[start]

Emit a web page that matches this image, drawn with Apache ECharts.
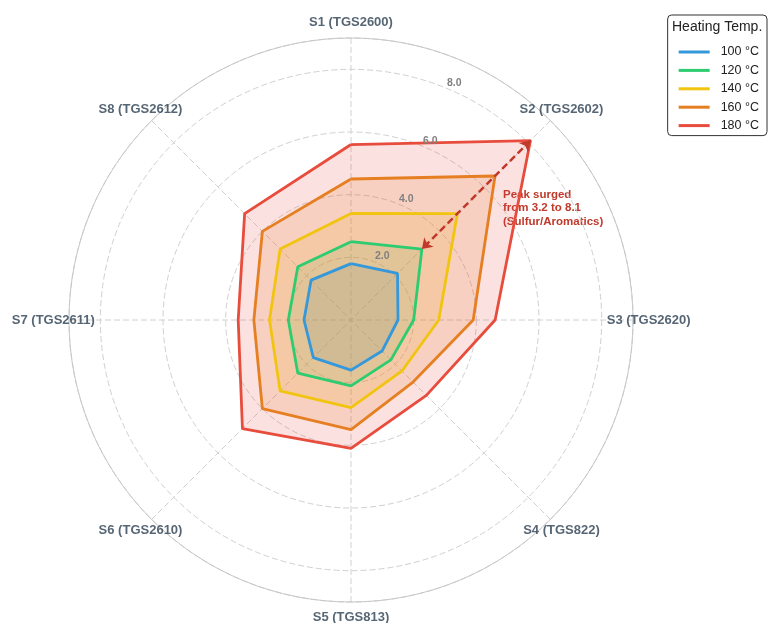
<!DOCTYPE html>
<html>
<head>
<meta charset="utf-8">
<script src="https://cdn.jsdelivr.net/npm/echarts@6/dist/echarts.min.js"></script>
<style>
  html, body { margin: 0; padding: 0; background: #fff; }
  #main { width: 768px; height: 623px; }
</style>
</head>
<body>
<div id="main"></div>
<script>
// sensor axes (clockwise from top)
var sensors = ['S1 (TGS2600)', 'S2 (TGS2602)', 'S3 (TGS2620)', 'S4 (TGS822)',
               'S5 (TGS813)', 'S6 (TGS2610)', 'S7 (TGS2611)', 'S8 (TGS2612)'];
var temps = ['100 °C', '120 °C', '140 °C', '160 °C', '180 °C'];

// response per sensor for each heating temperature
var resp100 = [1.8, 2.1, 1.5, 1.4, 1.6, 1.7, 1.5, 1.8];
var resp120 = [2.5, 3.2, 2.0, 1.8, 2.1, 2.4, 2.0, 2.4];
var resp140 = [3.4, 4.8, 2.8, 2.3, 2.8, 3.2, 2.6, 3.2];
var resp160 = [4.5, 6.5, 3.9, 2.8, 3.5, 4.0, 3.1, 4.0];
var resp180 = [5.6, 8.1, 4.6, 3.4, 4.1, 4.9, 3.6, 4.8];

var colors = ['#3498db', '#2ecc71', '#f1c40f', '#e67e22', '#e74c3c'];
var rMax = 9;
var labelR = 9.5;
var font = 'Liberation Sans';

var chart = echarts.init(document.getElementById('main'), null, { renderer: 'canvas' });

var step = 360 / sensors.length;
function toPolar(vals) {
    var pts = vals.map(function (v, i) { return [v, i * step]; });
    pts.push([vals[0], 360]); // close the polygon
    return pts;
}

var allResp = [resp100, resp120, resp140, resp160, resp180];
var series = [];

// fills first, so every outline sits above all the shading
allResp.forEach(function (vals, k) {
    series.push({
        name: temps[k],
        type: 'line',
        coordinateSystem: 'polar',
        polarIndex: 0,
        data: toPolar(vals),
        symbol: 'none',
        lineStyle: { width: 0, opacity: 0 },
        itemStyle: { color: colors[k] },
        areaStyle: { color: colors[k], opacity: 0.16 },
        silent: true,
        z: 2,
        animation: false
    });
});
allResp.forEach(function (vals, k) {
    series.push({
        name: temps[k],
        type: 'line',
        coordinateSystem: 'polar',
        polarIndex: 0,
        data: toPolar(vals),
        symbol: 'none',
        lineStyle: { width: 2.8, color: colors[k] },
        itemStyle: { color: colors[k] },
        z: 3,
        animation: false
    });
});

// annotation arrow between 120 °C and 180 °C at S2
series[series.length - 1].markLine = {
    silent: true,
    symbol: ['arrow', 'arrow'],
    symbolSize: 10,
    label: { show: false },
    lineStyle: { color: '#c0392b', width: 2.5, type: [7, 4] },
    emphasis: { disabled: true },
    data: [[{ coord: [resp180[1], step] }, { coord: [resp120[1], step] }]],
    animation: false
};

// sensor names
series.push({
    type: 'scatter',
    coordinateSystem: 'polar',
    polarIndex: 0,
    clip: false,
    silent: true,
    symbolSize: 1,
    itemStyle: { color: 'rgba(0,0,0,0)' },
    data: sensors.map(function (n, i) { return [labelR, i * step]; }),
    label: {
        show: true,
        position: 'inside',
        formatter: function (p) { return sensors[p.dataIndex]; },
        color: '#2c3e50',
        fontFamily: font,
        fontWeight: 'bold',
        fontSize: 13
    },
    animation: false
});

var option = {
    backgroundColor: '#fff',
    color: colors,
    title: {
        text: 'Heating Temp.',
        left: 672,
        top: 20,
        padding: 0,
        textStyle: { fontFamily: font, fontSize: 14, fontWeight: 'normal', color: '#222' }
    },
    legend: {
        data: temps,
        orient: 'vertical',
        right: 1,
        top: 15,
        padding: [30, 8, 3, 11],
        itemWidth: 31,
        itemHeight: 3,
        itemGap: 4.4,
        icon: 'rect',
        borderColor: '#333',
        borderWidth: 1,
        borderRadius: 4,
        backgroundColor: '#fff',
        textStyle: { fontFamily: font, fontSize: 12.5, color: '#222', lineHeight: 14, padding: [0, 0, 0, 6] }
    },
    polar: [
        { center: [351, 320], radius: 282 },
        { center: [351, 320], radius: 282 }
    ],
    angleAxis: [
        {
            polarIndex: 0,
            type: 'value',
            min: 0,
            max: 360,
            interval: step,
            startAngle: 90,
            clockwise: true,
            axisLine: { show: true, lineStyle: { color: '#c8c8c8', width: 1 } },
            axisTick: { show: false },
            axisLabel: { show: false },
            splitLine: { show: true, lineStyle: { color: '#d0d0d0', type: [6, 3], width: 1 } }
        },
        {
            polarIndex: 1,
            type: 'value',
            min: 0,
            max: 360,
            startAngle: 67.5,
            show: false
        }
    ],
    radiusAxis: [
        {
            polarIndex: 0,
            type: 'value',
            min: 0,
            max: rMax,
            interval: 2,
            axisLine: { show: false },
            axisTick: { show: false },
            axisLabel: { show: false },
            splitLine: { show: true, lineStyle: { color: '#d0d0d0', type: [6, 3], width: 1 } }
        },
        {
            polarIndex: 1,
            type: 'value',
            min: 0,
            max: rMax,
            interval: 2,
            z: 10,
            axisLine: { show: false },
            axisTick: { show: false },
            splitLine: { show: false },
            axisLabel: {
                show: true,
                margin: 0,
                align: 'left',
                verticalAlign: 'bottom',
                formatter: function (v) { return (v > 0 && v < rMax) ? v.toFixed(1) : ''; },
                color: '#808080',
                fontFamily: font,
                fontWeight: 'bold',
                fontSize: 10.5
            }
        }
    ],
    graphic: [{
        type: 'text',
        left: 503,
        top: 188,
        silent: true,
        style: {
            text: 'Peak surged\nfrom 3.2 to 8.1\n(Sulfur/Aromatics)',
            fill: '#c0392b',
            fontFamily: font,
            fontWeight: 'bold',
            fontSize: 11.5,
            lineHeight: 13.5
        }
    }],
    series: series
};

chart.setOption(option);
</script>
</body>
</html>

[end]

◆ WORK REQUIRED:
Without the pictures, write out all of the material exactly.

◆ FINAL RESULT:
Emit a web page that matches this image, drawn with Apache ECharts.
<!DOCTYPE html>
<html>
<head>
<meta charset="utf-8">
<script src="https://cdn.jsdelivr.net/npm/echarts@6/dist/echarts.min.js"></script>
<style>
  html, body { margin: 0; padding: 0; background: #fff; }
  #main { width: 768px; height: 623px; }
</style>
</head>
<body>
<div id="main"></div>
<script>
// sensor axes (clockwise from top)
var sensors = ['S1 (TGS2600)', 'S2 (TGS2602)', 'S3 (TGS2620)', 'S4 (TGS822)',
               'S5 (TGS813)', 'S6 (TGS2610)', 'S7 (TGS2611)', 'S8 (TGS2612)'];
var temps = ['100 °C', '120 °C', '140 °C', '160 °C', '180 °C'];

// response per sensor for each heating temperature
var resp100 = [1.8, 2.1, 1.5, 1.4, 1.6, 1.7, 1.5, 1.8];
var resp120 = [2.5, 3.2, 2.0, 1.8, 2.1, 2.4, 2.0, 2.4];
var resp140 = [3.4, 4.8, 2.8, 2.3, 2.8, 3.2, 2.6, 3.2];
var resp160 = [4.5, 6.5, 3.9, 2.8, 3.5, 4.0, 3.1, 4.0];
var resp180 = [5.6, 8.1, 4.6, 3.4, 4.1, 4.9, 3.6, 4.8];

var colors = ['#3498db', '#2ecc71', '#f1c40f', '#e67e22', '#e74c3c'];
var rMax = 9;
var labelR = 9.5;
var font = 'Liberation Sans';

var chart = echarts.init(document.getElementById('main'), null, { renderer: 'canvas' });

var step = 360 / sensors.length;
function toPolar(vals) {
    var pts = vals.map(function (v, i) { return [v, i * step]; });
    pts.push([vals[0], 360]); // close the polygon
    return pts;
}

var allResp = [resp100, resp120, resp140, resp160, resp180];
var series = [];

// fills first, so every outline sits above all the shading
allResp.forEach(function (vals, k) {
    series.push({
        name: temps[k],
        type: 'line',
        coordinateSystem: 'polar',
        polarIndex: 0,
        data: toPolar(vals),
        symbol: 'none',
        lineStyle: { width: 0, opacity: 0 },
        itemStyle: { color: colors[k] },
        areaStyle: { color: colors[k], opacity: 0.16 },
        silent: true,
        z: 2,
        animation: false
    });
});
allResp.forEach(function (vals, k) {
    series.push({
        name: temps[k],
        type: 'line',
        coordinateSystem: 'polar',
        polarIndex: 0,
        data: toPolar(vals),
        symbol: 'none',
        lineStyle: { width: 2.8, color: colors[k] },
        itemStyle: { color: colors[k] },
        z: 3,
        animation: false
    });
});

// annotation arrow between 120 °C and 180 °C at S2
series[series.length - 1].markLine = {
    silent: true,
    symbol: ['arrow', 'arrow'],
    symbolSize: 10,
    label: { show: false },
    lineStyle: { color: '#c0392b', width: 2.5, type: [7, 4] },
    emphasis: { disabled: true },
    data: [[{ coord: [resp180[1], step] }, { coord: [resp120[1], step] }]],
    animation: false
};

// sensor names
series.push({
    type: 'scatter',
    coordinateSystem: 'polar',
    polarIndex: 0,
    clip: false,
    silent: true,
    symbolSize: 1,
    itemStyle: { color: 'rgba(0,0,0,0)' },
    data: sensors.map(function (n, i) { return [labelR, i * step]; }),
    label: {
        show: true,
        position: 'inside',
        formatter: function (p) { return sensors[p.dataIndex]; },
        color: '#2c3e50',
        fontFamily: font,
        fontWeight: 'bold',
        fontSize: 13
    },
    animation: false
});

var option = {
    backgroundColor: '#fff',
    color: colors,
    title: {
        text: 'Heating Temp.',
        left: 672,
        top: 20,
        padding: 0,
        textStyle: { fontFamily: font, fontSize: 14, fontWeight: 'normal', color: '#222' }
    },
    legend: {
        data: temps,
        orient: 'vertical',
        right: 1,
        top: 15,
        padding: [30, 8, 3, 11],
        itemWidth: 31,
        itemHeight: 3,
        itemGap: 4.4,
        icon: 'rect',
        borderColor: '#333',
        borderWidth: 1,
        borderRadius: 4,
        backgroundColor: '#fff',
        textStyle: { fontFamily: font, fontSize: 12.5, color: '#222', lineHeight: 14, padding: [0, 0, 0, 6] }
    },
    polar: [
        { center: [351, 320], radius: 282 },
        { center: [351, 320], radius: 282 }
    ],
    angleAxis: [
        {
            polarIndex: 0,
            type: 'value',
            min: 0,
            max: 360,
            interval: step,
            startAngle: 90,
            clockwise: true,
            axisLine: { show: true, lineStyle: { color: '#c8c8c8', width: 1 } },
            axisTick: { show: false },
            axisLabel: { show: false },
            splitLine: { show: true, lineStyle: { color: '#d0d0d0', type: [6, 3], width: 1 } }
        },
        {
            polarIndex: 1,
            type: 'value',
            min: 0,
            max: 360,
            startAngle: 67.5,
            show: false
        }
    ],
    radiusAxis: [
        {
            polarIndex: 0,
            type: 'value',
            min: 0,
            max: rMax,
            interval: 2,
            axisLine: { show: false },
            axisTick: { show: false },
            axisLabel: { show: false },
            splitLine: { show: true, lineStyle: { color: '#d0d0d0', type: [6, 3], width: 1 } }
        },
        {
            polarIndex: 1,
            type: 'value',
            min: 0,
            max: rMax,
            interval: 2,
            z: 10,
            axisLine: { show: false },
            axisTick: { show: false },
            splitLine: { show: false },
            axisLabel: {
                show: true,
                margin: 0,
                align: 'left',
                verticalAlign: 'bottom',
                formatter: function (v) { return (v > 0 && v < rMax) ? v.toFixed(1) : ''; },
                color: '#808080',
                fontFamily: font,
                fontWeight: 'bold',
                fontSize: 10.5
            }
        }
    ],
    graphic: [{
        type: 'text',
        left: 503,
        top: 188,
        silent: true,
        style: {
            text: 'Peak surged\nfrom 3.2 to 8.1\n(Sulfur/Aromatics)',
            fill: '#c0392b',
            fontFamily: font,
            fontWeight: 'bold',
            fontSize: 11.5,
            lineHeight: 13.5
        }
    }],
    series: series
};

chart.setOption(option);
</script>
</body>
</html>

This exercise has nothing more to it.